Editorial: Sydney and Beyond
Editorial SYDNEY AND BEYOND
Writing now in the autumn of the Northern Hemisphere — and looking back a few short weeks to Sydney and the Fifth World Congress of Accounting Historians — it all seems so distant but ever more memorable. The efforts of Murray Wells, Alan Craswell and their colleagues at the Univesity of Sydney (and from the Australian profession all the more) to host those of our number of over 120 registrants who attended sessions, were greatly appreciated.
We were able to reestablish and make new acquaintances with our colleagues from Poland, China, Japan, Australia, the United States, Canada, Norway, Spain, Italy, Finland, Sweden, Hungary, and New Zealand. The opportunity to celebrate Ed Peragallo's 80th birthday at the Congress was also very special.
The "Internationals" are now firmly organized to follow the tradition which is becoming established since the first Congress of 1970 hosted by Ernst Stevelinck.
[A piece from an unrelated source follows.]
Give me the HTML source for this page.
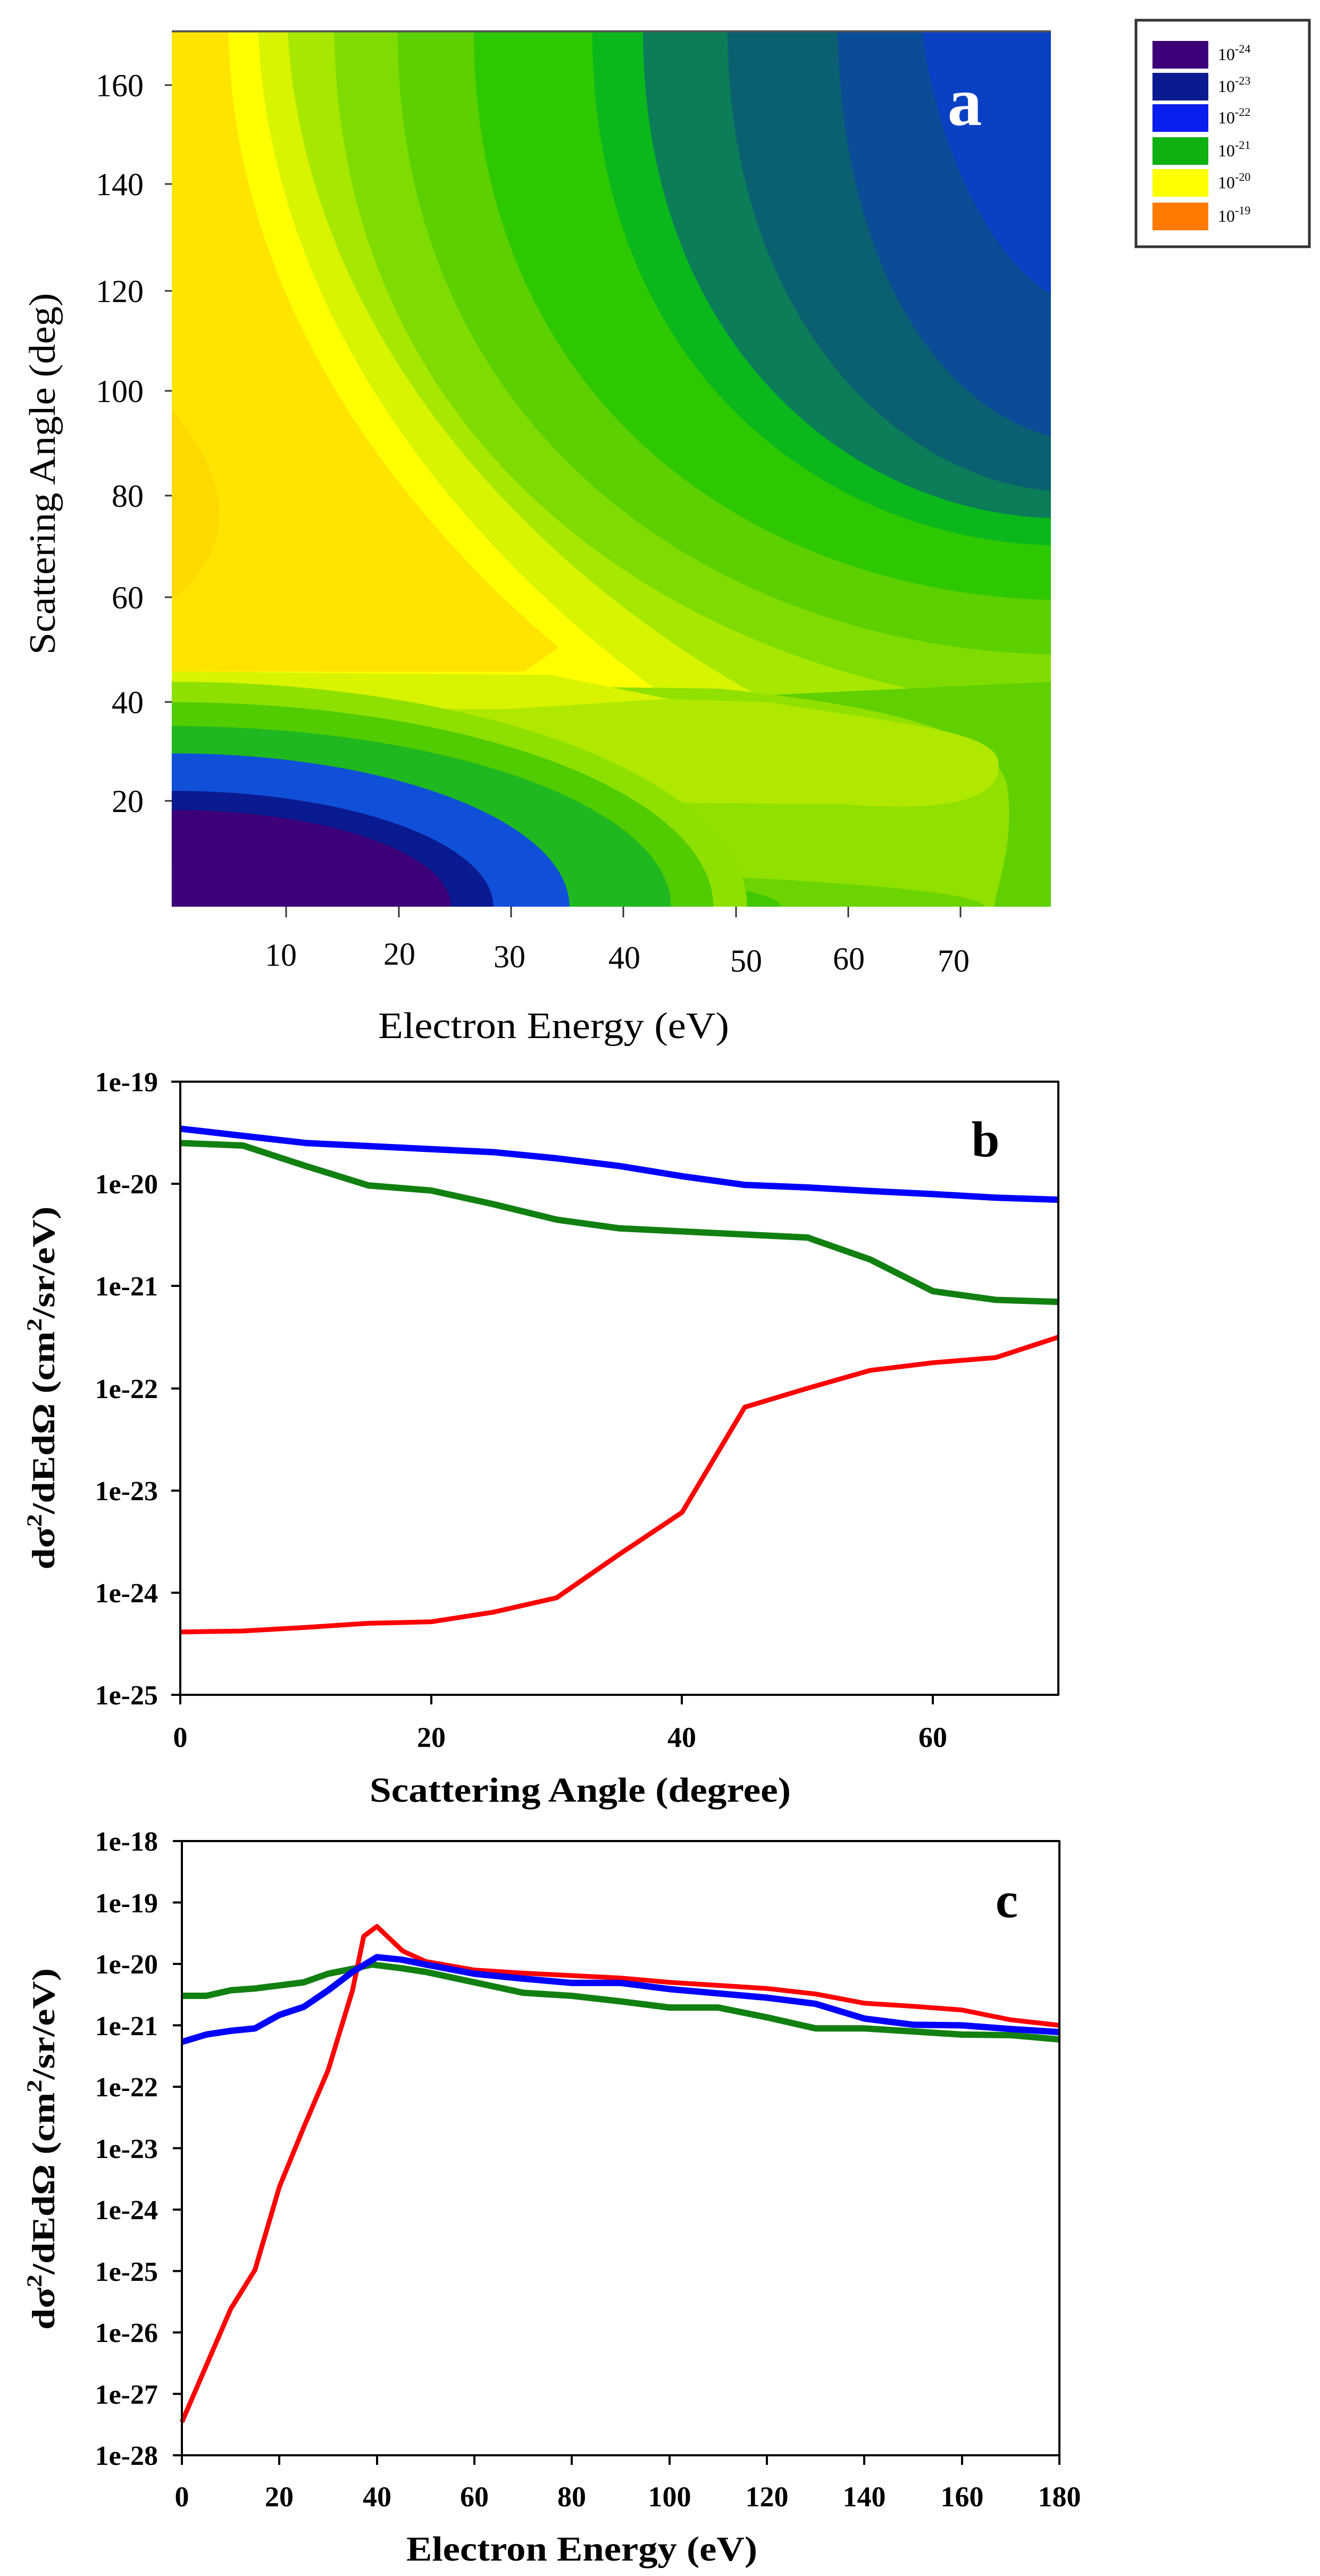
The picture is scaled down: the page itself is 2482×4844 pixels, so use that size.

Mr. Stevelinck, who will now be Secretary Emeritus of the International Committee, has been succeeded by Professor Roberts of Geor-gia State University. Roberts is stepping down from his 15-year role as an officer and Secretary-Treasurer of the Academy and will assist the Conveners of Future Congresses in facilitating the increasing activities related to planning and coordinating functions of this type.
The International Committee, having met in Sydney de-cided to consider favorably a proposal from the Canadian accounting history delegation to sponsor the 7th Congress in 1996 at Queens University.
The 6th Congress has been planned and approved for some time to be held in Kyoto in August, 1992 under the sponsorship of Professors Kojima and Hirabayashi.
Furthermore, the Committee approved a proposal to plan a special international history conference to be sponsored jointly with the European Accounting Association in the Spring of 1994 in Venice. This event would serve to commemorate the quincentennial anniversary of the publication of Pacioli's Summa.